I believe using a vpn to bypass region locking would be found to be in violation of the terms of service one agrees to and potentially fraudulent. In the extreme, it might be criminally viewed as "hacking" or illegal access to a computer system. In my world view, that would make it un-ethical.

I am sure others would argue that since there is no practical harm to Netflix for one person to use a vpn to bypass region locking that it would be ethical.

I think you should determine for yourself.


👤 Ekaros
Probably not, but I wouldn't consider it in many ways a big violation. It kinda goes against our societal norms of contracts and rights and so on. Now if those are ethical is good question.

On other hand, I find advertising such use cases significantly more unethical.


👤 kazinator
Getting around region lock for what reason?

A) view the same content, but pay for it in a region where it is cheaper?
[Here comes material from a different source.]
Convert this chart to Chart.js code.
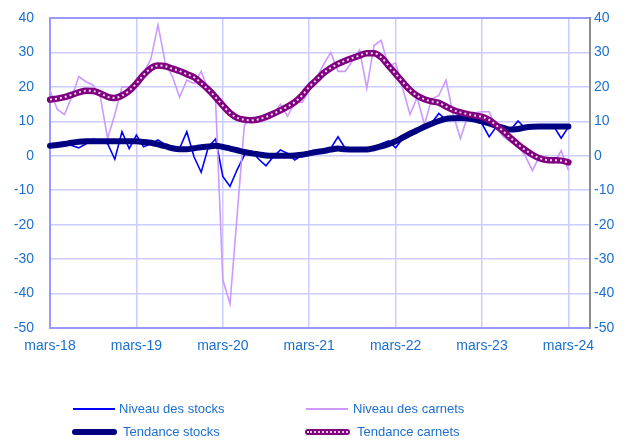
<!DOCTYPE html>
<html>
<head>
<meta charset="utf-8">
<script src="https://cdn.jsdelivr.net/npm/chart.js@4"></script>
<style>
  html, body { margin: 0; padding: 0; background: #fff; }
  #wrap { position: relative; width: 629px; height: 441px; }
  .leg { position: absolute; font-family: "Liberation Sans", Arial, sans-serif; font-size: 13px; color: #1c6fcf; line-height: 16px; }
  .sw { position: absolute; }
</style>
</head>
<body>
<div id="wrap">
  <canvas id="myChart" width="629" height="441"></canvas>

  <div class="sw" style="left:73px;top:408px;width:42px;height:0;border-top:2px solid #0000ff;"></div>
  <div class="leg" style="left:119px;top:401px;">Niveau des stocks</div>
  <div class="sw" style="left:306px;top:408px;width:42px;height:0;border-top:2px solid #cc99ff;"></div>
  <div class="leg" style="left:353px;top:401px;">Niveau des carnets</div>

  <div class="sw" style="left:72px;top:429px;width:45px;height:6px;border-radius:3px;background:#000080;"></div>
  <div class="leg" style="left:123px;top:424px;">Tendance stocks</div>
  <div class="sw" style="left:305px;top:429px;width:45px;height:6px;border-radius:3px;background:#800080;">
    <div style="margin:2px 2px 0 2px;border-top:2px dotted #ffffff;opacity:0.8;"></div>
  </div>
  <div class="leg" style="left:357px;top:424px;">Tendance carnets</div>
</div>

<script>
// Month names used for the category axis (mars-18 ... juin-24)
const monthNames = ["mars", "avr", "mai", "juin", "juil", "août", "sept", "oct", "nov", "déc", "janv", "févr"];
const nMonths = 76;

const yTicks = [-50, -40, -30, -20, -10, 0, 10, 20, 30, 40];

// Niveau des stocks (monthly, mars-18 -> mars-24)
const stocks = [
	2.7, 2.8, 4.1, 3.0, 2.3, 3.5, 4.9, 4.0, 3.5, -1.0,
	7.0, 2.1, 6.0, 2.6, 3.5, 4.6, 3.2, 1.7, 2.2, 7.0,
	-0.3, -4.8, 2.6, 4.9, -6.0, -8.9, -4.0, 0.2, 1.4, -1.0,
	-2.9, -0.3, 1.7, 0.7, -1.2, 0.2, 0.5, 1.2, 1.7, 2.2,
	5.5, 2.2, 1.8, 1.7, 1.7, 2.6, 3.5, 4.3, 2.3, 5.0,
	6.2, 7.4, 8.6, 9.5, 12.3, 10.5, 10.8, 10.8, 10.6, 10.2,
	9.3, 5.5, 8.5, 7.5, 7.6, 10.1, 8.0, 8.3, 8.4, 8.4,
	8.4, 5.1, 8.4
];

// Niveau des carnets
const carnets = [
	19.0, 13.5, 12.0, 17.0, 23.0, 21.5, 20.5, 17.0, 5.0, 12.0,
	20.0, 20.0, 21.0, 24.0, 28.0, 38.0, 27.0, 23.0, 17.0, 22.0,
	21.0, 24.5, 19.0, 16.0, -36.0, -43.0, -17.0, 9.0, 10.5, 10.5,
	11.0, 12.0, 15.0, 11.5, 15.5, 15.5, 19.0, 22.5, 26.5, 30.0,
	24.5, 24.5, 27.5, 30.7, 19.6, 32.0, 33.5, 26.0, 27.0, 19.5,
	12.0, 17.0, 9.0, 16.5, 17.5, 22.0, 12.0, 5.0, 11.5, 12.5,
	12.8, 12.8, 8.0, 5.5, 4.0, 3.0, 0.0, -4.3, 0.0, -1.3,
	-2.2, 1.5, -4.2
];

// Tendance stocks
const stocksTrend = [
	2.9, 3.1, 3.4, 3.8, 4.1, 4.2, 4.2, 4.2, 4.2, 4.2,
	4.2, 4.2, 4.2, 4.0, 3.8, 3.3, 2.8, 2.2, 1.9, 1.9,
	2.2, 2.5, 2.7, 2.9, 2.6, 2.1, 1.6, 1.1, 0.7, 0.4,
	0.1, 0.0, 0.0, 0.0, 0.1, 0.3, 0.7, 1.1, 1.4, 1.8,
	2.1, 1.9, 1.8, 1.8, 1.8, 2.2, 2.7, 3.4, 4.2, 5.3,
	6.4, 7.4, 8.4, 9.3, 10.1, 10.7, 10.9, 11.0, 10.8, 10.5,
	10.0, 9.4, 8.7, 8.1, 7.6, 7.8, 8.2, 8.4, 8.5, 8.5,
	8.5, 8.5, 8.5
];

// Tendance carnets
const carnetsTrend = [
	16.3, 16.6, 17.0, 17.7, 18.4, 18.9, 18.8, 18.1, 17.1, 16.8,
	17.5, 18.9, 21.0, 23.5, 25.4, 26.2, 26.0, 25.3, 24.6, 23.7,
	22.8, 21.1, 19.2, 17.0, 14.6, 12.4, 11.0, 10.5, 10.3, 10.6,
	11.3, 12.2, 13.2, 14.3, 15.6, 17.5, 20.0, 22.0, 24.0, 25.5,
	26.7, 27.6, 28.4, 29.1, 29.8, 29.8, 28.6, 26.2, 23.8, 21.4,
	19.1, 17.4, 16.4, 15.8, 15.4, 14.3, 13.3, 12.6, 12.1, 11.7,
	11.3, 10.4, 8.8, 7.0, 5.1, 3.3, 1.7, 0.3, -0.7, -1.2,
	-1.3, -1.4, -1.9
];

const labels = [];
for (let k = 0; k < nMonths; k++) {
	const yr = 18 + Math.floor((k + 2) / 12);
	labels.push(monthNames[k % 12] + "-" + yr);
}

const tickColor = "#1c6fcf";
const tickFont = { family: "'Liberation Sans', Arial, sans-serif", size: 14 };

const yAxisBase = {
	min: yTicks[0],
	max: yTicks[yTicks.length - 1],
	afterBuildTicks: (scale) => {
		scale.ticks = yTicks.map((v) => ({ value: v }));
	},
	ticks: { color: tickColor, font: tickFont },
};

// fixed widths; drop the label overflow padding so the plot top stays put
function fixWidth(w) {
	return (scale) => {
		scale.width = w;
		scale.paddingTop = 0;
		scale.paddingBottom = 0;
	};
}

const ctx = document.getElementById("myChart").getContext("2d");
const myChart = new Chart(ctx, {
	type: "line",
	data: {
		labels: labels,
		datasets: [
			{
				label: "Tendance carnets (points)",
				data: carnetsTrend,
				borderColor: "rgba(255,255,255,0.85)",
				borderWidth: 2,
				borderDash: [2, 3],
				cubicInterpolationMode: "monotone",
				pointRadius: 0,
			},
			{
				label: "Tendance carnets",
				data: carnetsTrend,
				borderColor: "#800080",
				borderWidth: 6.5,
				cubicInterpolationMode: "monotone",
				borderCapStyle: "round",
				pointRadius: 0,
			},
			{
				label: "Tendance stocks",
				data: stocksTrend,
				borderColor: "#000080",
				borderWidth: 6,
				cubicInterpolationMode: "monotone",
				borderCapStyle: "round",
				pointRadius: 0,
			},
			{
				label: "Niveau des carnets",
				data: carnets,
				borderColor: "#cc99ff",
				borderWidth: 1.6,
				tension: 0,
				pointRadius: 0,
			},
			{
				label: "Niveau des stocks",
				data: stocks,
				borderColor: "#0000ff",
				borderWidth: 1.6,
				tension: 0,
				pointRadius: 0,
			},
		],
	},
	options: {
		responsive: false,
		animation: false,
		layout: { padding: { top: 18, left: 0, right: 0, bottom: 82 } },
		plugins: {
			legend: { display: false },
			tooltip: { enabled: false },
		},
		scales: {
			x: {
				type: "category",
				offset: false,
				afterBuildTicks: (scale) => {
					scale.ticks = scale.ticks.filter((t) => t.value % 12 === 0);
				},
				afterFit: (scale) => {
					scale.height = 31;
				},
				ticks: {
					autoSkip: false,
					maxRotation: 0,
					color: tickColor,
					font: tickFont,
					padding: 10,
					callback: function (value) {
						return this.getLabelForValue(value);
					},
				},
				grid: { color: "#ccccff", lineWidth: 1.5, drawTicks: false },
				border: { color: "#9999ff", width: 2 },
			},
			y: {
				...yAxisBase,
				position: "left",
				afterFit: fixWidth(50),
				ticks: { ...yAxisBase.ticks, padding: 16 },
				grid: {
					color: (c) => (c.tick && c.tick.value === 40 ? "#9999ff" : "#ccccff"),
					lineWidth: (c) => (c.tick && c.tick.value === 40 ? 2 : 1.5),
					drawTicks: false,
				},
				border: { color: "#9999ff", width: 2 },
			},
			y2: {
				...yAxisBase,
				position: "right",
				afterFit: fixWidth(39),
				ticks: { ...yAxisBase.ticks, padding: 4 },
				grid: { display: false, drawTicks: false },
				border: { color: "#8c8c8c", width: 2 },
			},
		},
	},
});
</script>
</body>
</html>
B) be able to view the content in a region where it is simply not available, by accessing that region where the content is available at its most expensive price?


👤 gashmol
I think there are other ethical issues you should be worried about before this one.

👤 runjake
I'm okay with it. If you're not, don't do it.

👤 fetus8
Why is it wrong?

👤 AinderS
It's unethical for companies to try to exert control of where or how their goods are used, since that infringes on basic user autonomy. That includes importing a (paid-for!) stream from one country to another.

Resistance to this trend of diminishing user autonomy is not only ethical, but our duty. Not circumventing these limits is what is unethical.


👤 EddieDante
It is never unethical to steal from corporations.

Human rights are for human beings.

Corporations are not human beings.

Therefore, corporations should not be seen to have human rights.